In their later years, Gene started to physically deteriorate faster than Veleda, which was when Rose was called in to help. She recalls Gene being especially welcoming, always cracking a joke, while Veleda tended to be on the quieter side. Rose attributes some of Veleda’s reserved nature to the grief of not having children. She recalls when they would all go shopping together, and Gene would say hello to kids and light up when meeting people. She noticed that in those moments Veleda would withdraw, so Rose would try to distract and care for her, helping her with her shopping and asking questions.
Toward the end of Gene’s time, despite having broken both hips and having to spend time in a nursing home, he expressed that he would prefer to die in his own home, in his own bed. He asked Rose if she would be willing to take care of them both at home. Though she knew the workload was exceptional, she agreed to the challenge.
Rose worked hard to make Gene comfortable in his last days. At the side of the bed, he made his final request. “Rose,” he said, “I’ve never come across someone like you. I want to leave my wife in your hands. Please promise me. Work with Veleda until she comes home to find me where I’m going.” As they joined their fingers together in a pinky promise, she committed to taking care of Veleda until the end, however, challenging the work might be. He passed away shortly after, having been married to Veleda for 62 wonderful years.

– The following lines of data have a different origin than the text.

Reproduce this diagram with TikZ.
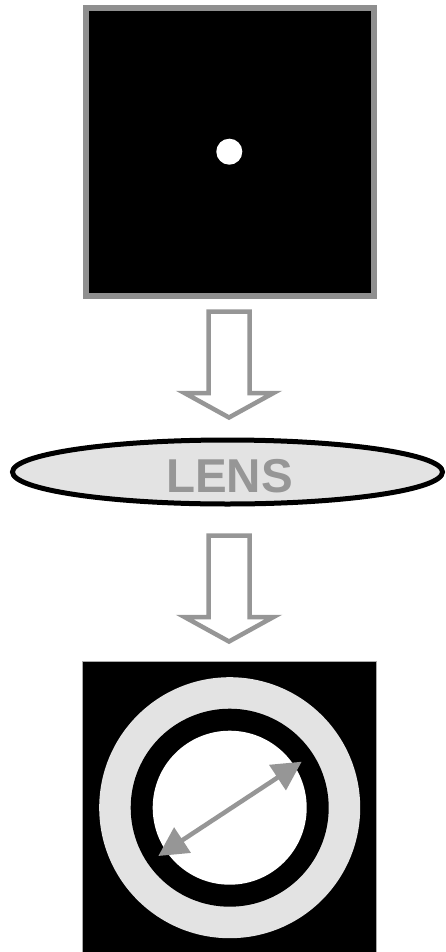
\documentclass[tikz,border=0pt]{standalone}
\usepackage{fontspec}
\setmainfont{Liberation Sans}
\usetikzlibrary{shapes.geometric,arrows.meta,calc}
\definecolor{bordergray}{RGB}{143,143,143}
\definecolor{arrowgray}{RGB}{150,150,150}
\definecolor{thingray}{RGB}{170,170,170}
\definecolor{lightfill}{RGB}{227,227,227}
\begin{document}
\begin{tikzpicture}[x=1pt,y=-1pt,
  srcbox/.style={rectangle,draw=bordergray,line width=5.7pt,fill=black,minimum width=288pt,minimum height=288pt,inner sep=0pt},
  dot/.style={circle,fill=white,minimum size=26pt,inner sep=0pt},
  hollow/.style={draw=arrowgray,fill=white,line width=4.5pt,line join=miter},
  lensshape/.style={ellipse,draw=black,line width=5pt,fill=lightfill,minimum width=430pt,minimum height=64pt,inner sep=0pt},
  lenstext/.style={text=arrowgray,font=\bfseries\fontsize{47.5}{50}\selectfont,inner sep=0pt},
  detbox/.style={rectangle,draw=thingray,line width=1pt,fill=black,minimum width=293.3pt,minimum height=310pt,inner sep=0pt},
  ring/.style={circle,inner sep=0pt,minimum size=#1},
  gauge/.style={draw=arrowgray,line width=4.5pt,{Triangle[length=29pt,width=29.5pt]}-{Triangle[length=29pt,width=29.5pt]}}
]
\useasboundingbox (0,0) rectangle (445,952);
\clip (0,0) rectangle (445,952);

% source square with point
\node[srcbox] (src) at (229.9,152) {};
\node[dot] (pt) at (229.3,151.7) {};

% first hollow arrow
\coordinate (a1) at (229,311.5);
\draw[hollow,shift={(a1)}] (-20.5,0) -- (20.5,0) -- (20.5,81.5) -- (44.5,81.5) -- (0,106) -- (-44.5,81.5) -- (-20.5,81.5) -- cycle;

% lens
\node[lensshape] (lens) at (227.5,472) {};
\node[lenstext] (lenslabel) at (229.5,476.3) {LENS};

% second hollow arrow
\coordinate (a2) at (229,535.5);
\draw[hollow,shift={(a2)}] (-20.5,0) -- (20.5,0) -- (20.5,81.5) -- (44.5,81.5) -- (0,106) -- (-44.5,81.5) -- (-20.5,81.5) -- cycle;

% detector image
\node[detbox] (det) at (229.4,816) {};
\node[ring=261pt,fill=lightfill] (outer) at (229.7,807.7) {};
\node[ring=198pt,fill=black] (mid) at (229.7,807.7) {};
\node[ring=154pt,fill=white] (inner) at (229.7,807.7) {};

\coordinate (d1) at (158.3,856);
\coordinate (d2) at (301.7,761.7);
\draw[gauge] (d1) -- (d2);
\end{tikzpicture}
\end{document}
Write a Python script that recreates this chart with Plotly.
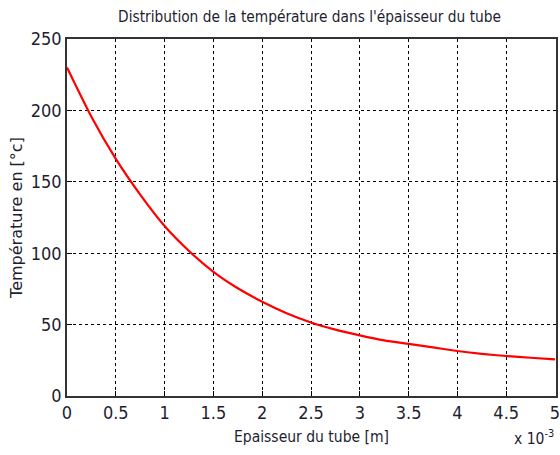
import plotly.graph_objects as go

# Data (thickness in metres, temperature in °C)
epaisseur_m = [0.0, 0.00025, 0.0005, 0.00075, 0.001, 0.00125, 0.0015, 0.00175,
               0.002, 0.00225, 0.0025, 0.00275, 0.003, 0.00325, 0.0035, 0.00375,
               0.004, 0.00425, 0.0045, 0.00475, 0.005]
temperature_c = [230.0, 195.5, 166.0, 141.0, 119.0, 101.5, 87.0, 75.5,
                 66.0, 58.0, 51.5, 46.5, 42.5, 39.0, 36.5, 34.0,
                 31.5, 29.5, 28.0, 26.8, 25.7]

x_tick_vals = [0.0, 0.0005, 0.001, 0.0015, 0.002, 0.0025, 0.003, 0.0035, 0.004, 0.0045, 0.005]
x_tick_text = ["0", "0.5", "1", "1.5", "2", "2.5", "3", "3.5", "4", "4.5", "5"]
y_tick_vals = [0, 50, 100, 150, 200, 250]

title_text = "Distribution de la température dans l'épaisseur du tube"
x_title = "Epaisseur du tube [m]"
y_title = "Température en [°c]"
exponent_label = "x 10<sup>-3</sup>"

NARROW = "Liberation Sans Narrow, Arial Narrow, DejaVu Sans Condensed, sans-serif"
TXT = "#1e1e30"

fig = go.Figure()
fig.add_trace(go.Scatter(
    x=epaisseur_m, y=temperature_c, mode="lines",
    line=dict(color="#ff0000", width=2.2, shape="spline", smoothing=0.6),
    showlegend=False, hoverinfo="skip",
))

axis_common = dict(
    showline=True, linecolor="#333333", linewidth=1.5, mirror=True,
    showgrid=True, gridcolor="#000000", gridwidth=1, griddash="3px,3px",
    ticks="inside", ticklen=5, tickcolor="#000000", tickwidth=1,
    zeroline=False, ticklabeloverflow="allow",
    tickfont=dict(family=NARROW, size=18, color=TXT),
)

fig.update_xaxes(
    range=[0, 0.00501], tickvals=x_tick_vals, ticktext=x_tick_text,
    title=dict(text=x_title, font=dict(family=NARROW, size=15.5, color=TXT), standoff=9),
    **axis_common,
)
fig.update_yaxes(
    range=[0, 250], tickvals=y_tick_vals,
    title=dict(text=y_title, font=dict(family="DejaVu Sans", size=16, color=TXT), standoff=4),
    **axis_common,
)

fig.add_annotation(
    text=exponent_label, xref="paper", yref="paper", x=1.0, y=-0.115,
    xanchor="right", yanchor="middle", showarrow=False,
    font=dict(family=NARROW, size=15.5, color=TXT),
)

fig.update_layout(
    width=560, height=455,
    margin=dict(l=67, r=0, t=39, b=59),
    paper_bgcolor="white", plot_bgcolor="white",
    title=dict(text=title_text, x=0.496, xref="paper", xanchor="center",
               y=1 - 17 / 455, yref="container", yanchor="middle",
               font=dict(family=NARROW, size=15.3, color=TXT)),
)

fig.write_html("out.html")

Rose kept her promise, taking care of Veleda for five more years as her mental and physical health declined, seeing her through to her passing. In fact, in Veleda’s obituary, Rose is mentioned as being “like a sister” to her for all those years.
An Empathetic Approach
It’s been decades since Rose’s mother, who passed away when she was 25, told her that she saw a talent in her for taking care of others. Rose says that the idea of being a caregiver sang to her, and that still today she hears the truth of her mother’s words. Despite the many challenges that come with caring for aging clients, she feels comfortable in the work and deeply committed to their care.
Her mindset when caretaking is to come in without believing she knows everything. Instead, she listens. “You have to be very patient,” Rose says. “You have to listen to them. You have to be calm so that they can pour out what is in their heart. That is exactly what we are supposed to do with our clients. We let them pour out so that you can value what they are telling you, so that you can be able to help more. You have to listen, to become them, and put yourself in their shoes. Supposing it was me. What would I love somebody to do for me?”
Her empathetic approach to caregiving is what endears clients to her and what she says allows her to be a better caregiver. She likens it to having children, letting them tell you what they need so that you can help them, rather than defaulting to the belief that you know what’s best. So she takes the time to find out their pains, desires, and how they go about their life, integrating herself into their lives, rather than upending what they’ve created in order to do her job.
She’s worked in different places and countries in her life, but Senior1Care? “Beyond what I expected,” she says “because we work like family here.” The secret to a great working relationship, she says, is when caregivers are dependable, trustworthy, and honest. This two-way street is the only way it works, she says, and when it does, everyone becomes like family.